* [Stated goal] Leave out all pictures. Return exactly the lines from the top of the material through the line containing "W, H = 927, 1291".

━━━━━ Supplied material

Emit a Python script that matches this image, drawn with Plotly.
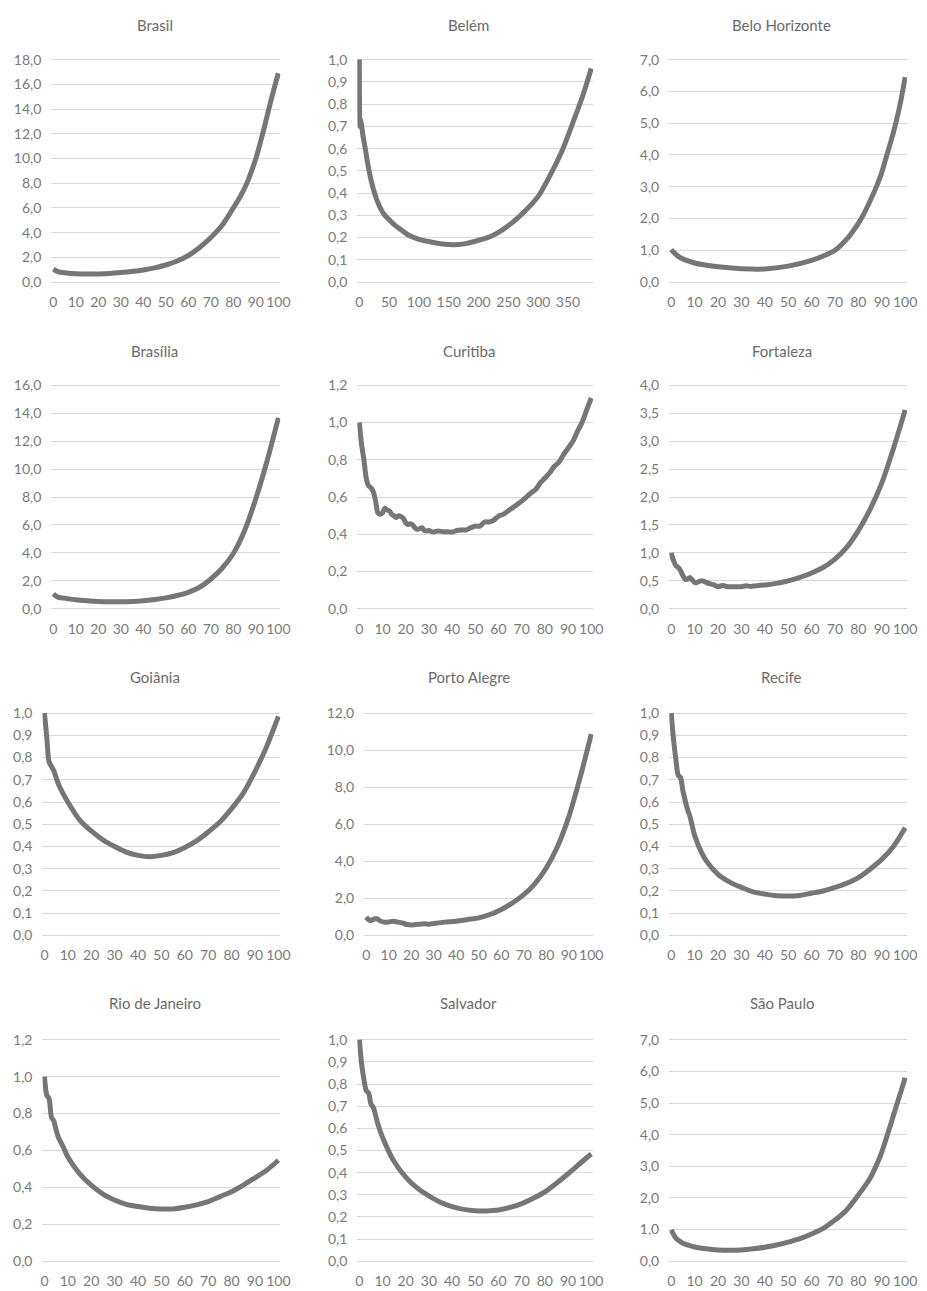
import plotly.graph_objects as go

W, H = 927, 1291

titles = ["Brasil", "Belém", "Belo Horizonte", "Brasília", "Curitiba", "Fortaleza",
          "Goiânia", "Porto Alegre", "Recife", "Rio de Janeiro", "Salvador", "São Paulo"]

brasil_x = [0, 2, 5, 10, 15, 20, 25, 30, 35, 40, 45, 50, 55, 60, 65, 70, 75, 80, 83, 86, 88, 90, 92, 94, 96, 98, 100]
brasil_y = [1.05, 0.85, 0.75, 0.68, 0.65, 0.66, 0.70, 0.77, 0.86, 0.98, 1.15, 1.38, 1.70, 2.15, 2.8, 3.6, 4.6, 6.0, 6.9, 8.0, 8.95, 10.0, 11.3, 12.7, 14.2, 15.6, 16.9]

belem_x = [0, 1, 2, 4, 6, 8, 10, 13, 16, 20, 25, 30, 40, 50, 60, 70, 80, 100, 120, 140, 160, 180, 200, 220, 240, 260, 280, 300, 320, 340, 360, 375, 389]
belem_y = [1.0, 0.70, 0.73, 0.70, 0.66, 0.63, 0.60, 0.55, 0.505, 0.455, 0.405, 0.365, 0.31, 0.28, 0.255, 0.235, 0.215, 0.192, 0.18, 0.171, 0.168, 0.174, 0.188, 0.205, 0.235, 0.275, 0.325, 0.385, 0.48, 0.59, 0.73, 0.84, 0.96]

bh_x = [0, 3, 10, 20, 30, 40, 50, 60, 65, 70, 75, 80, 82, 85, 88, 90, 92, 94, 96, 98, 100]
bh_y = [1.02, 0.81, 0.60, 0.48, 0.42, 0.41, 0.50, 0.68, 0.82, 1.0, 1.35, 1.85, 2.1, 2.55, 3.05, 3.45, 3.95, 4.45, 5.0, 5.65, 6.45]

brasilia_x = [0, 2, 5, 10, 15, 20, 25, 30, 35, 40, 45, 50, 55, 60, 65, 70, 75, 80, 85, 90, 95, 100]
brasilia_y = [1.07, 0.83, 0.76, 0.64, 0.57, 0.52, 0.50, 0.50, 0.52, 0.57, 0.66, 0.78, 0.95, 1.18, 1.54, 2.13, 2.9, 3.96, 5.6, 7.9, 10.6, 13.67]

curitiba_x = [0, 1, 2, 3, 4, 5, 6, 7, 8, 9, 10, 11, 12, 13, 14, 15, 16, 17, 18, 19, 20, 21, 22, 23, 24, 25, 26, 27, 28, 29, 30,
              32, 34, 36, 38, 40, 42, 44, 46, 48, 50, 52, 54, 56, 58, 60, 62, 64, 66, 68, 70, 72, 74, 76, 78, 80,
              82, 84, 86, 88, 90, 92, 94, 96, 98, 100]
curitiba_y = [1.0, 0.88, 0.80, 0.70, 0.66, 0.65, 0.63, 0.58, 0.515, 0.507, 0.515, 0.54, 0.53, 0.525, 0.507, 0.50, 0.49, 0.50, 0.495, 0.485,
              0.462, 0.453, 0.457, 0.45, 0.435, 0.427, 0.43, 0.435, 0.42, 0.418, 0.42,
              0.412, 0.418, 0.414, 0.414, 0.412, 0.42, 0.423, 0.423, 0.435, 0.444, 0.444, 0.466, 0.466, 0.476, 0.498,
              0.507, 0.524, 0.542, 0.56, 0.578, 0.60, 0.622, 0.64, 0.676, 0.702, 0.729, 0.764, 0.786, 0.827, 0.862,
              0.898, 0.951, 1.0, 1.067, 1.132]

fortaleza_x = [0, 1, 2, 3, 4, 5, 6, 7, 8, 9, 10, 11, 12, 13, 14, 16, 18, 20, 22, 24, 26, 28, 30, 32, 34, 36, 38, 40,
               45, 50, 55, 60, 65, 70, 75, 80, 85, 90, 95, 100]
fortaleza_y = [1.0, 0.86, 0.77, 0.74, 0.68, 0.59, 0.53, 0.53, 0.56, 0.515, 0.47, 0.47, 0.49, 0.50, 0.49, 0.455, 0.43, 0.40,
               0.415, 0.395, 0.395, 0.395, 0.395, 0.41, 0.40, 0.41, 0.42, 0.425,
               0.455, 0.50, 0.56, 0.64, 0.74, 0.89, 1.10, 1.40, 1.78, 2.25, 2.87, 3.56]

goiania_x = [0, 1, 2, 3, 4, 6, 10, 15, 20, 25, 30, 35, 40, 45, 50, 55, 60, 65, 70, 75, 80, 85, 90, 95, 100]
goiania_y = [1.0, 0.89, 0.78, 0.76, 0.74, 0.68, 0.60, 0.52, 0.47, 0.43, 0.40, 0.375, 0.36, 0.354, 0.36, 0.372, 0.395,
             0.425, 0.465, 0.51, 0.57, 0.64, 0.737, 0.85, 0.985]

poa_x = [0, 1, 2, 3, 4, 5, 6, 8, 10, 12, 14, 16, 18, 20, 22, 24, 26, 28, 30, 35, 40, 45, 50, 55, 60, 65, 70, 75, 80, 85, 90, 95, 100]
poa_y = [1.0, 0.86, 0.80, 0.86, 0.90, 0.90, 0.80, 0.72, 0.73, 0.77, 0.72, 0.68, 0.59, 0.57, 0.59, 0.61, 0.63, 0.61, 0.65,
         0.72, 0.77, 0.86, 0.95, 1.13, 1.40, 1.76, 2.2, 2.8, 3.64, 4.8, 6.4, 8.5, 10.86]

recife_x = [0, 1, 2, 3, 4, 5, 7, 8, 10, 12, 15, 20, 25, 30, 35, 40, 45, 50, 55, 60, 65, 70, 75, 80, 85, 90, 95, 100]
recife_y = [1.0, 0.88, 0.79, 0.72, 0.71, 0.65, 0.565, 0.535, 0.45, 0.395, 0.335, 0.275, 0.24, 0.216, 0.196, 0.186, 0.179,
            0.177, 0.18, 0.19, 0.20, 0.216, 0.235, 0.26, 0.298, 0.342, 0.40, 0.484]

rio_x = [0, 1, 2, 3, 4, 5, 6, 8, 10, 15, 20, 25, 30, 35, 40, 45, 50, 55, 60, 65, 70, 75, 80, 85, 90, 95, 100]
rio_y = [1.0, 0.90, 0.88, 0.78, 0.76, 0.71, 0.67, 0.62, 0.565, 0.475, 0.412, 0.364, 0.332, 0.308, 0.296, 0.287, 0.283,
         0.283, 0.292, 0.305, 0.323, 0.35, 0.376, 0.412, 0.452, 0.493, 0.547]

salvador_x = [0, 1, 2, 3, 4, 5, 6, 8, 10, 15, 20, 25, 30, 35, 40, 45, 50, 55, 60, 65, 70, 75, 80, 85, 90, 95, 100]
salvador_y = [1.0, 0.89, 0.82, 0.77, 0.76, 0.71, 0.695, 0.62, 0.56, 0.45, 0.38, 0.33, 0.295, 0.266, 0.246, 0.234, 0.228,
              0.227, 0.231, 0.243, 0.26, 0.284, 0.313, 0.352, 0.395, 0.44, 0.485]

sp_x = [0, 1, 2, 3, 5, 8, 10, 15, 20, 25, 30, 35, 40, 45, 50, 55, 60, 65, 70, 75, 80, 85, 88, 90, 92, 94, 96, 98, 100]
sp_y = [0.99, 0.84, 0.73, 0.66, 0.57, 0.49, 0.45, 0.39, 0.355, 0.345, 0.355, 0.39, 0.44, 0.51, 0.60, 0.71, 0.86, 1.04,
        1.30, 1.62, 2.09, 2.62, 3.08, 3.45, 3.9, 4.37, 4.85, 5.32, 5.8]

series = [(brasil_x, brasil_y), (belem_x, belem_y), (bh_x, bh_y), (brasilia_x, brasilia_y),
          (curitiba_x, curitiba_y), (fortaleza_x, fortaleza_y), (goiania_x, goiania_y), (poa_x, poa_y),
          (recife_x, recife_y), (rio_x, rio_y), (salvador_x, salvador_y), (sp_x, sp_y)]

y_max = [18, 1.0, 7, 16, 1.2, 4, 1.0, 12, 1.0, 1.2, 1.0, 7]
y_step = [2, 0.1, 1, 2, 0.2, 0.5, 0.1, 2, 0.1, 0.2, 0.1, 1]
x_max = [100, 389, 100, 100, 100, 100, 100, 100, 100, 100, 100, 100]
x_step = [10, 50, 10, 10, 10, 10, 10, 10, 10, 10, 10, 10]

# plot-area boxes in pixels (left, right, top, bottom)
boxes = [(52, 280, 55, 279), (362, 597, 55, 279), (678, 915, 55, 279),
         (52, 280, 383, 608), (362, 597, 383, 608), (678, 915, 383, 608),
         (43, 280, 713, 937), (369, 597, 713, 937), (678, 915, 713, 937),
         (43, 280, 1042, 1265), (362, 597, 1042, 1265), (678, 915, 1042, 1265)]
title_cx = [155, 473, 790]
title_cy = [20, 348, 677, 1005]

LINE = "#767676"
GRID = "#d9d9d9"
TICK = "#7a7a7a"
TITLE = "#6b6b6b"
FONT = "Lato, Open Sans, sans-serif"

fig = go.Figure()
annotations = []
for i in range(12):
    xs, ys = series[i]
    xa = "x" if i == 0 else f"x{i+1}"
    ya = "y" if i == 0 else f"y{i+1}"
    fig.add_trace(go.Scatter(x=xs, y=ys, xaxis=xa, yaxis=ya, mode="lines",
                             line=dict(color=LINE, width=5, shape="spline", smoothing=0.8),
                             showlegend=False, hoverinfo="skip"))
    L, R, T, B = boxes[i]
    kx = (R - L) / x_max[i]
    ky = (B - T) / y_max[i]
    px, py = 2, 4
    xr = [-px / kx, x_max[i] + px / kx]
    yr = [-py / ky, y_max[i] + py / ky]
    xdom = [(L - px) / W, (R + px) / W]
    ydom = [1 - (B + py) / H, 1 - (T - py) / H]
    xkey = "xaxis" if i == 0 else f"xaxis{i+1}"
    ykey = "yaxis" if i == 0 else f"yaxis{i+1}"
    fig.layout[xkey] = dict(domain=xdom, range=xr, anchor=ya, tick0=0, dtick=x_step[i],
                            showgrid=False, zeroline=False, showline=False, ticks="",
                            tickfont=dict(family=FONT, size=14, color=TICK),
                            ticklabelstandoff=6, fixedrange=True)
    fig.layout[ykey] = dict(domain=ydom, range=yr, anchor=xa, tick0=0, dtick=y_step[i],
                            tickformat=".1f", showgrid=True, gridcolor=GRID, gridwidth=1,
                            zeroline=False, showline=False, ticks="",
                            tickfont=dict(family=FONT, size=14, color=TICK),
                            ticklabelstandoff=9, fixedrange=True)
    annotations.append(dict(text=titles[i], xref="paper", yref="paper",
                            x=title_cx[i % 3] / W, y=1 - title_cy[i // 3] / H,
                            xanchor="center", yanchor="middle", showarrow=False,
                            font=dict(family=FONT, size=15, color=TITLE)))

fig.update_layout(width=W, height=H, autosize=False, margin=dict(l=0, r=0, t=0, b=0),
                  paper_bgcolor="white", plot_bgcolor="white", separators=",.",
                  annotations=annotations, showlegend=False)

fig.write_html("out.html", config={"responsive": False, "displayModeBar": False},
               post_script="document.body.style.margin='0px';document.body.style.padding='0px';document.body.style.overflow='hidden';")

━━━━━━━━━━

* [Output of the exercise]
Emit a Python script that matches this image, drawn with Plotly.
import plotly.graph_objects as go

W, H = 927, 1291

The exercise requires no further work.